When I worked at MIT, I went to a lecture by Noam Chomsky. During the question period, another person in the audience asked what could he (we) do about the persecution of the Falun Gong in China. Chomsky said, “Nothing.”  He continued by explaining that we weren’t there. A person can only work honestly and effectively in the place where they are.

The two Arab women I met at the conference had ideas and strategies that were effective from them where they are, but they would not work for me where I am, or for Abu-Lughod where she is. She specifically addresses these issues in a recent article [“The Cross-publics of Ethnography: The Case of ‘the Muslimwoman’,” American Ethnologist Nov. 2016].

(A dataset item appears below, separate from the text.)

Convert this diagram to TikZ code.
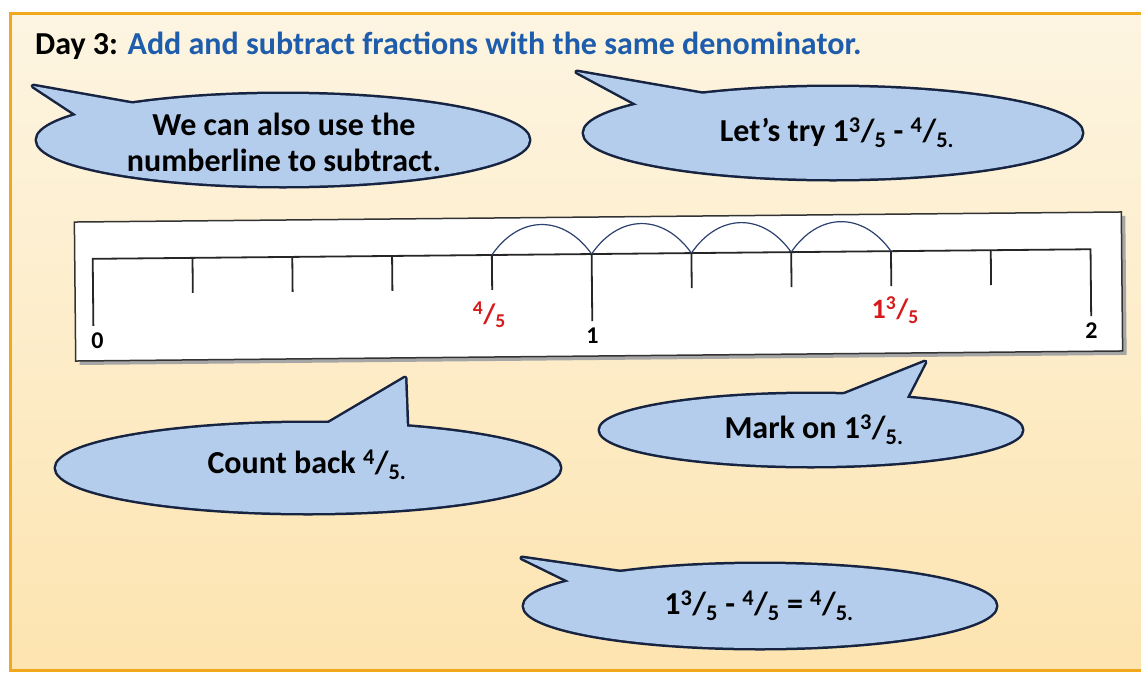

Time and time again in her writing Abu Lughod argues that:

others live as we perceive ourselves living – not as automatons programmed according to ‘cultural rules’ or acting out social roles, but as people going through life wondering what they should do, making mistakes, being opinionated, vacillating, trying to make themselves look good, enduring tragic personal losses, enjoying others, and finding moments of laughter (Writing Women’s Worlds 27)

My students and the people I write about in my research are people who live valid lives and make valid choices – it is not my job to change them. It is my job to listen carefully and speak honestly. In teaching, I should find interesting, relevant texts and give assignments that allow students to express their own opinions and improve their language skills. In my research, I should observe as accurately as possible, ask questions and write only after reflection and double-checking. That’s my job.